Proche de l’ailier portugais Cristiano Ronaldo, le Français a également été missionné pour gérer les caprices de la star. Depuis le banc madrilène, il devrait prodiguer encore davantage de conseils à ses compatriotes Raphaël Varane, dont il initia en 2011 la venue au Real en susurrant son patronyme à l’oreille de Florentino Perez, et Karim Benzema. Un temps présenté comme le successeur du "Sphinx" Zidane à Madrid et muet depuis 1 155 minutes avec les Bleus, l’attaquant traverse une période critique en sélection. "En 2011-2012, Karim a réalisé sa meilleure saison lorsque Zizou était plus proche de l’équipe première", observe-t-on dans l’entourage du joueur.
Cultivant une posture empreinte d’humilité, l’"adjoint" en phase d’apprentissage peut-il à terme s’imposer comme l’entraîneur en chef du Real ? "Ce qui est certain, c’est que nous voulons que tout le projet sportif dans les quatre prochaines années soit mené par Zidane", avait déclaré, en juin, Florentino Perez alors en pleine campagne pour sa réélection. "A l’instar de Rudi Garcia à l’AS Roma, il contribue à promouvoir la corporation des coachs français évoluant à l’étranger", analyse Rolland Courbis. "Parmi la génération 98, Deschamps a toujours eu la vocation pour entraîner, Blanc l’a acquise avec le temps, c’est nouveau pour Zinédine, ajoute Jean Fernandez. Il doit apprendre à encaisser les coups au quotidien."
Se projetant à long terme, l’ex-meneur de jeu tricolore avait reconnu l’an dernier son ambition de devenir un jour sélectionneur. En juillet 2012, Noël Le Graët, président de la FFF, avait furtivement songé à lui pour ce poste dans l’hypothèse où Didier Deschamps refuserait de prendre la succession de Laurent Blanc. "Zizou, ce qu’il veut, c’est devenir sélectionneur de l’équipe de France. Ce sera le prochain après DD", affirme un agent qui a récemment négocié le transfert de son joueur au Real avec l’icône.
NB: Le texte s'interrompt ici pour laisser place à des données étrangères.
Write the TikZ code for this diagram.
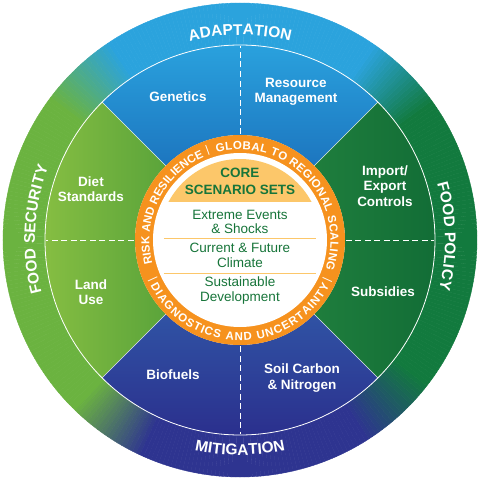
\documentclass[tikz,border=0pt]{standalone}
\usepackage{fontspec}
\setmainfont{Liberation Sans}
\usetikzlibrary{decorations.text}
\definecolor{B1}{HTML}{2BA3DD}
\definecolor{G1}{HTML}{6BB340}
\definecolor{G2}{HTML}{127A3E}
\definecolor{B2}{HTML}{2E3490}
\definecolor{topA}{HTML}{2AA2DE}
\definecolor{topB}{HTML}{1C74BE}
\definecolor{leftA}{HTML}{86BE42}
\definecolor{leftB}{HTML}{59A33A}
\definecolor{rightA}{HTML}{1F7E3D}
\definecolor{rightB}{HTML}{126D36}
\definecolor{botA}{HTML}{3054A5}
\definecolor{botB}{HTML}{2B2F8D}
\definecolor{orng}{HTML}{F6921E}
\definecolor{yel}{HTML}{FCC76A}
\definecolor{dgreen}{HTML}{17753A}
\tikzset{
  sectxt/.style={text=white, font=\bfseries\fontsize{13.5}{15.5}\selectfont, align=center, inner sep=0pt},
  coretxt/.style={text=dgreen, font=\bfseries\fontsize{13.5}{17}\selectfont, align=center, inner sep=0pt},
  ctrtxt/.style={text=dgreen, font=\fontsize{13.5}{14.5}\selectfont, align=center, inner sep=0pt},
  septxt/.style={text=white, font=\fontsize{11}{13}\selectfont, inner sep=0pt},
  divline/.style={white, line width=0.6pt, opacity=0.8},
  dashline/.style={white, line width=0.8pt, dash pattern=on 6pt off 3.5pt},
}
\begin{document}
\begin{tikzpicture}[x=1pt,y=1pt]
\useasboundingbox (-240,-240) rectangle (240,240);
% outer ring with angular colour blend
\foreach \a in {0,...,359}{
  \ifnum\a<35 \colorlet{sl}{G2}\else
  \ifnum\a<55 \pgfmathtruncatemacro\p{(\a-35)*5}\colorlet{sl}{B1!\p!G2}\else
  \ifnum\a<123 \colorlet{sl}{B1}\else
  \ifnum\a<143 \pgfmathtruncatemacro\p{(\a-123)*5}\colorlet{sl}{G1!\p!B1}\else
  \ifnum\a<225 \colorlet{sl}{G1}\else
  \ifnum\a<245 \pgfmathtruncatemacro\p{(\a-225)*5}\colorlet{sl}{B2!\p!G1}\else
  \ifnum\a<302 \colorlet{sl}{B2}\else
  \ifnum\a<322 \pgfmathtruncatemacro\p{(\a-302)*5}\colorlet{sl}{G2!\p!B2}\else
  \colorlet{sl}{G2}\fi\fi\fi\fi\fi\fi\fi\fi
  \fill[sl, draw=sl, line width=0.4pt] (\a:195) -- (\a:237) arc[start angle=\a, end angle=\a+1, radius=237] -- (\a+1:195) arc[start angle=\a+1, end angle=\a, radius=195] -- cycle;
}
% inner sectors
\begin{scope}
\clip (45:105) -- (45:195) arc[start angle=45,end angle=135,radius=195] -- (135:105) arc[start angle=135,end angle=45,radius=105] -- cycle;
\shade[top color=topA, bottom color=topB] (-200,70) rectangle (200,197);
\end{scope}
\begin{scope}
\clip (135:105) -- (135:195) arc[start angle=135,end angle=225,radius=195] -- (225:105) arc[start angle=225,end angle=135,radius=105] -- cycle;
\shade[left color=leftA, right color=leftB] (-197,-200) rectangle (-70,200);
\end{scope}
\begin{scope}
\clip (-45:105) -- (-45:195) arc[start angle=-45,end angle=45,radius=195] -- (45:105) arc[start angle=45,end angle=-45,radius=105] -- cycle;
\shade[left color=rightA, right color=rightB] (70,-200) rectangle (197,200);
\end{scope}
\begin{scope}
\clip (225:105) -- (225:195) arc[start angle=225,end angle=315,radius=195] -- (315:105) arc[start angle=315,end angle=225,radius=105] -- cycle;
\shade[top color=botA, bottom color=botB] (-200,-197) rectangle (200,-70);
\end{scope}
% sector divisions
\foreach \a in {45,135,225,315}{\draw[divline] (\a:104) -- (\a:195);}
\foreach \a in {0,90,180,270}{\draw[dashline] (\a:106) -- (\a:194);}
\draw[white, line width=0.8pt] (0,0) circle (195);
% core
\fill[orng] (0,0) circle (105);
\fill[white] (0,0) circle (87);
\begin{scope}
\clip (0,0) circle (81);
\fill[yel] (-90,38) rectangle (90,90);
\end{scope}
\draw[yel, line width=1pt] (-76,2) -- (76,2);
\draw[yel, line width=1pt] (-76,-33) -- (76,-33);
% orange ring texts
\path[decorate, decoration={text along path, text color=white, text align=fit to path,
  text={|\bfseries\fontsize{11.5}{13}\selectfont|RISK AND RESILIENCE}}]
  (195:90.5) arc[start angle=195, end angle=113.5, radius=90.5];
\path[decorate, decoration={text along path, text color=white, text align=fit to path,
  text={|\bfseries\fontsize{11.5}{13}\selectfont|GLOBAL TO REGIONAL SCALING}}]
  (105:90.5) arc[start angle=105, end angle=-19, radius=90.5];
\path[decorate, decoration={text along path, text color=white, text align=fit to path,
  text={|\bfseries\fontsize{11.5}{13}\selectfont|DIAGNOSTICS AND UNCERTAINTY}}]
  (207:100.5) arc[start angle=207, end angle=333, radius=100.5];
\node[septxt, rotate=20] (sepa) at (110:95) {|};
\node[septxt, rotate=114.5] (sepb) at (204.5:96) {|};
\node[septxt, rotate=245.5] (sepc) at (335.5:96) {|};
% outer ring texts
\path[decorate, decoration={text along path, text color=white, text align=center,
  text={|\bfseries\fontsize{15.5}{18}\selectfont|ADAPTATION}}]
  (125:205) arc[start angle=125, end angle=55, radius=205];
\path[decorate, decoration={text along path, text color=white, text align=center,
  text={|\bfseries\fontsize{15.5}{18}\selectfont|FOOD SECURITY}}]
  (212:205) arc[start angle=212, end angle=142, radius=205];
\path[decorate, decoration={text along path, text color=white, text align=center,
  text={|\bfseries\fontsize{15.5}{18}\selectfont|FOOD POLICY}}]
  (36:205) arc[start angle=36, end angle=-34, radius=205];
\path[decorate, decoration={text along path, text color=white, text align=center,
  text={|\bfseries\fontsize{15.5}{18}\selectfont|MITIGATION}}]
  (235:215) arc[start angle=235, end angle=305, radius=215];
% sector labels
\node[sectxt] (gen) at (-62,143) {Genetics};
\node[sectxt] (res) at (56,148) {Resource\\Management};
\node[sectxt] (diet) at (-149,51) {Diet\\Standards};
\node[sectxt] (imp) at (145,54) {Import/\\Export\\Controls};
\node[sectxt] (land) at (-149,-52) {Land\\Use};
\node[sectxt] (sub) at (143,-52) {Subsidies};
\node[sectxt] (bio) at (-67,-135) {Biofuels};
\node[sectxt] (soil) at (62,-138) {Soil Carbon\\\& Nitrogen};
% centre texts
\node[coretxt] (core) at (0,58.5) {CORE\\SCENARIO SETS};
\node[ctrtxt] (ext) at (0,18) {Extreme Events\\\& Shocks};
\node[ctrtxt] (cur) at (0,-15.5) {Current \& Future\\Climate};
\node[ctrtxt] (sus) at (0,-50.5) {Sustainable\\Development};
\end{tikzpicture}
\end{document}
En cas d’échec des Bleus sur la route du Mondial brésilien, le patronyme de Zidane devrait figurer parmi ceux des putatifs prétendants à la succession d’un Deschamps fragilisé. L’absence de "ZZ" demeure, sept ans après son retrait des terrains, une problématique vivace pour des Tricolores en quête d’une aura protectrice. "Depuis 2006, le génie n’est plus parmi nous", soufflait au Monde, en février 2012, le sélectionneur Laurent Blanc. "C’est plus facile de manager l’équipe de France que le Real", prévient Jean Fernandez. De son côté, Rolland Courbis invite les observateurs à la patience : "Il n’est qu’aux lettres A, B, C, D de sa carrière d’entraîneur et on voudrait le voir à X, Y, Z. Attendons !" "Sélectionneur et entraîneur de club, ce sont deux jobs différents, conclut Philippe Montanier. Même si on lui a fait des appels du pied, Wenger n’a jamais voulu des Bleus par exemple. C’est à l’aune de son expérience au Real qu’on pourra dire si Zizou est fait pour devenir sélectionneur."